---
title: "RBI Revises Capital Adequacy Norms for Small Finance Banks: Quarterly Profits Eligible for CET1 Capital Recognition"
date: 2026-06-23
author: "King Stubb &amp; Kasiva"
url: https://ksandk.com/newsletter/small-finance-banks-cet1-capital/
---

# RBI Revises Capital Adequacy Norms for Small Finance Banks: Quarterly Profits Eligible for CET1 Capital Recognition

Posted On - 23 June, 2026 • By - King Stubb & Kasiva

The Reserve Bank of India (“RBI”) has issued8 the Reserve Bank of India (Small Finance Banks – Prudential Norms on Capital Adequacy) (Fourth Amendment) Directions, 2026, amending Paragraph 11(x) of the Master Direction – Prudential Norms on Capital Adequacy for Small Finance Banks, 2025. The amendment revises the framework governing the inclusion of interim profits in Common Equity Tier 1 (“CET1”) capital for the purpose of computing the Capital to Risk-Weighted Assets Ratio (“CRAR”).

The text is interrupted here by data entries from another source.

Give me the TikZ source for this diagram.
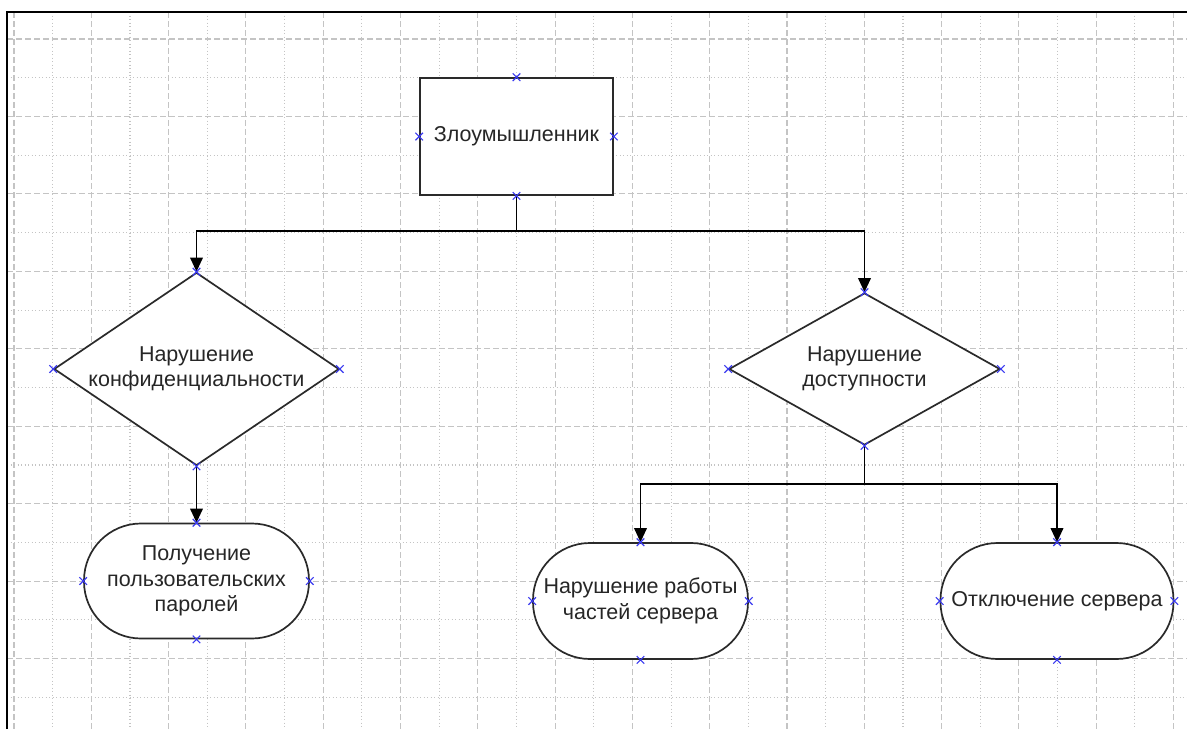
\documentclass[tikz,border=0pt]{standalone}
\usepackage{fontspec}
\setmainfont{Liberation Sans}
\usetikzlibrary{shapes.geometric,arrows.meta}

\definecolor{gridgray}{HTML}{C4C4C4}
\definecolor{outline}{HTML}{2A2A2A}
\definecolor{portblue}{HTML}{3A3AF0}
\definecolor{inktext}{HTML}{262626}

\tikzset{
  majorgrid/.style={gridgray, line width=1.1pt, dash pattern=on 6pt off 3pt},
  minorgrid/.style={gridgray, line width=1.1pt, dash pattern=on 1.3pt off 2.2pt},
  frameline/.style={black, line width=2.2pt},
  boxshape/.style={draw=outline, fill=white, line width=1.7pt, inner sep=0pt},
  rectbox/.style={boxshape, rectangle, minimum width=193pt, minimum height=117pt},
  decision/.style={boxshape, diamond, inner sep=0pt},
  terminal/.style={boxshape, rectangle, rounded corners=57pt, minimum height=116pt, align=center},
  label text/.style={font=\fontsize{21.5}{25.5}\selectfont, text=inktext, align=center},
  link/.style={black, line width=1.9pt},
  arrowlink/.style={link, -{Triangle[length=14pt,width=12.5pt]}},
  port/.style={portblue, line width=1.2pt}
}

\begin{document}
\begin{tikzpicture}[x=1pt, y=-1pt]
  \useasboundingbox (0,0) rectangle (1187,729);
  \fill[white] (0,0) rectangle (1187,729);

  % drawing-page grid
  \foreach \k in {0,...,15} {
    \draw[majorgrid] ({14+77.3*\k},12) -- ({14+77.3*\k},729);
  }
  \foreach \k in {0,...,14} {
    \draw[minorgrid] ({52.65+77.3*\k},12) -- ({52.65+77.3*\k},729);
  }
  \foreach \k in {0,...,8} {
    \draw[majorgrid] (7,{39+77.45*\k}) -- (1187,{39+77.45*\k});
    \draw[minorgrid] (7,{77.7+77.45*\k}) -- (1187,{77.7+77.45*\k});
  }

  % page edges
  \draw[frameline] (7,729) -- (7,12) -- (1187,12);

  % shapes
  \node[rectbox, label text] (r) at (516.5,136.5) {Злоумышленник};

  \node[decision, minimum width=285pt, minimum height=193pt] (d1) at (196.5,369) {};
  \node[label text] (d1t) at (196.5,369) {Нарушение\\конфиденциальности};

  \node[decision, minimum width=271pt, minimum height=152pt] (d2) at (864.5,369) {};
  \node[label text] (d2t) at (864.5,369) {Нарушение\\доступности};

  \node[terminal, label text, minimum width=225pt, minimum height=115pt] (s1) at (196.5,581) {Получение\\пользовательских\\паролей};
  \node[terminal, label text, minimum width=215pt] (s2) at (640.5,601) {Нарушение работы\\частей сервера};
  \node[terminal, label text, minimum width=233pt] (s3) at (1057,601) {Отключение сервера};

  % connectors
  \coordinate (j1) at (516.5,231);
  \coordinate (j2) at (864.5,484);
  \draw[link] (r.south) -- (j1);
  \draw[arrowlink] (j1) -| (d1.north);
  \draw[arrowlink] (j1) -| (d2.north);
  \draw[arrowlink] (d1.south) -- (s1.north);
  \draw[link] (d2.south) -- (j2);
  \draw[arrowlink] (j2) -| (s2.north);
  \draw[arrowlink] (j2) -| (s3.north);

  % connection points
  \foreach \n in {r,d1,d2,s1,s2,s3} {
    \foreach \a in {north,south,east,west} {
      \draw[port] (\n.\a) +(-3.8,-3.8) -- +(3.8,3.8) +(-3.8,3.8) -- +(3.8,-3.8);
    }
  }
\end{tikzpicture}
\end{document}
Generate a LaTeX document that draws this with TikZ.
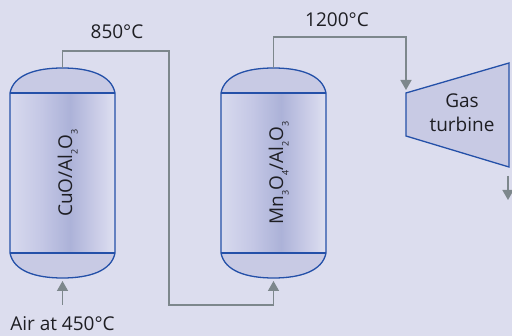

Under the revised framework, Small Finance Banks (“SFBs”) are permitted to recognize profits earned during the financial year as part of CET1 capital on a quarterly basis, subject to specified conditions. Such recognition is permitted only where the quarterly financial statements have been audited or subjected to a limited review and the eligible profits are computed in accordance with the methodology prescribed by RBI, including adjustments based on historical dividend payout rates. Further, any cumulative net loss must be fully deducted from CET1 capital.

The amendment seeks to strengthen the prudential capital framework applicable to SFBs by ensuring that only appropriately adjusted and independently reviewed interim profits are considered for regulatory capital purposes. By prescribing a standardized methodology for the recognition of quarterly profits, RBI aims to improve the accuracy, consistency, and reliability of CRAR calculations while preventing any overstatement of CET1 capital.

The revised framework also aligns the capital adequacy requirements applicable to SFBs with broader prudential banking principles that emphasize transparency, financial resilience, and the quality of regulatory capital. As a result, SFBs may be required to enhance their financial monitoring, capital planning, and reporting processes to ensure compliance with the revised requirements.

## **Conclusion**

The amendment introduces a more robust and standardized framework for the recognition of quarterly profits in CET1 capital by Small Finance Banks. By permitting the inclusion of reviewed interim profits while requiring appropriate adjustments for dividend payouts and losses, RBI has reinforced the prudential integrity of capital adequacy calculations and strengthened the overall resilience of the Small Finance Banking sector.